### [What the exercise asks]
Retype only the lines running from the line that contains "Clone this chart in matplotlib." to the line that contains "ax = fig.add_axes([0.1355, 0.2041, 0.6359, 0.7294])", inclusive, and leave the pictures behind.
══ Given records
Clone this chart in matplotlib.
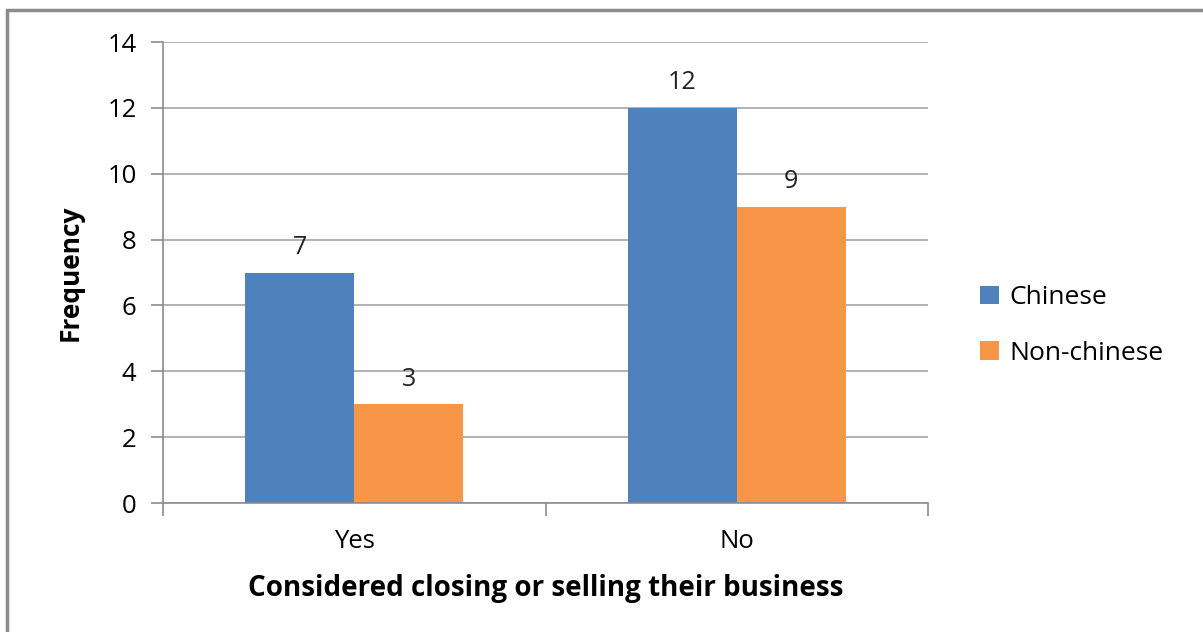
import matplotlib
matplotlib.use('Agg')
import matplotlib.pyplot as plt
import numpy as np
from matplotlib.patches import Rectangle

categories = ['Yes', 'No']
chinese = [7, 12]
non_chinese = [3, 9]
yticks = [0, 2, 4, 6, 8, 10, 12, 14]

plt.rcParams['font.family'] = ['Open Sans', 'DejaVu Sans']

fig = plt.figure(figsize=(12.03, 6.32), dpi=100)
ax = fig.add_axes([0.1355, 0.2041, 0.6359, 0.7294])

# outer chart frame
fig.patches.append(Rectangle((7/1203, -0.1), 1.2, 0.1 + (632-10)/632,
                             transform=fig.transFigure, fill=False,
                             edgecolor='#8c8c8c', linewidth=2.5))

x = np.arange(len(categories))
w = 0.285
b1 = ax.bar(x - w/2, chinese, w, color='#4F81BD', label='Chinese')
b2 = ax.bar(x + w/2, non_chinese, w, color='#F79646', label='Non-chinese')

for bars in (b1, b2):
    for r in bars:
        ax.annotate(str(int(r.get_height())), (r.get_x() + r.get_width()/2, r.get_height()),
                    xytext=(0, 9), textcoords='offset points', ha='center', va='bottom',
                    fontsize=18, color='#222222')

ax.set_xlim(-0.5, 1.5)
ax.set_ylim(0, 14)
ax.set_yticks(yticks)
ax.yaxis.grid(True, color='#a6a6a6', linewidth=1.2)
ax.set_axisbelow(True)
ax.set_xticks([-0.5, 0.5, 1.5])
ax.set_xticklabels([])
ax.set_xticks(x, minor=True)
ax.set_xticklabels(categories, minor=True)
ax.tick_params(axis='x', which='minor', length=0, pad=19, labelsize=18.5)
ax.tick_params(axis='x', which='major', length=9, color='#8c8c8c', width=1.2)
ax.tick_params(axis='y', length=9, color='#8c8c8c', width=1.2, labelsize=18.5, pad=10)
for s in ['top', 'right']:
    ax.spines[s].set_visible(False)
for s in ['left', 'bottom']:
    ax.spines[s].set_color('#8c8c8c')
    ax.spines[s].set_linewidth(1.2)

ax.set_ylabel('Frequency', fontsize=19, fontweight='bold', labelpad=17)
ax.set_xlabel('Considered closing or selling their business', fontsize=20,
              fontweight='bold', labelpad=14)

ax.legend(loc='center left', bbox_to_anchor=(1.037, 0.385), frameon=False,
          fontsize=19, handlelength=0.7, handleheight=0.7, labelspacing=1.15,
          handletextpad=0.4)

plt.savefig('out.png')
════
══ Given records
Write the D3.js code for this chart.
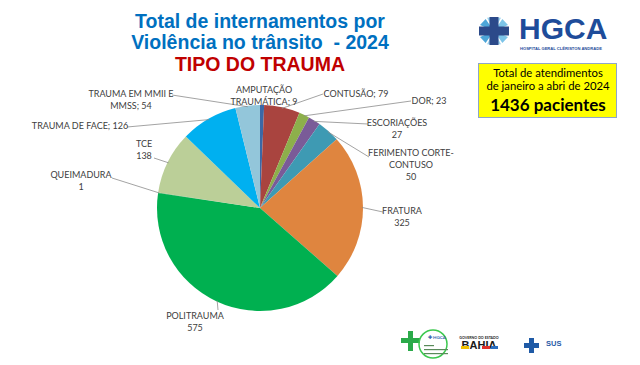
════
### [Answer to this problem]
Clone this chart in matplotlib.
import matplotlib
matplotlib.use('Agg')
import matplotlib.pyplot as plt
import numpy as np
from matplotlib.patches import Rectangle

categories = ['Yes', 'No']
chinese = [7, 12]
non_chinese = [3, 9]
yticks = [0, 2, 4, 6, 8, 10, 12, 14]

plt.rcParams['font.family'] = ['Open Sans', 'DejaVu Sans']

fig = plt.figure(figsize=(12.03, 6.32), dpi=100)
ax = fig.add_axes([0.1355, 0.2041, 0.6359, 0.7294])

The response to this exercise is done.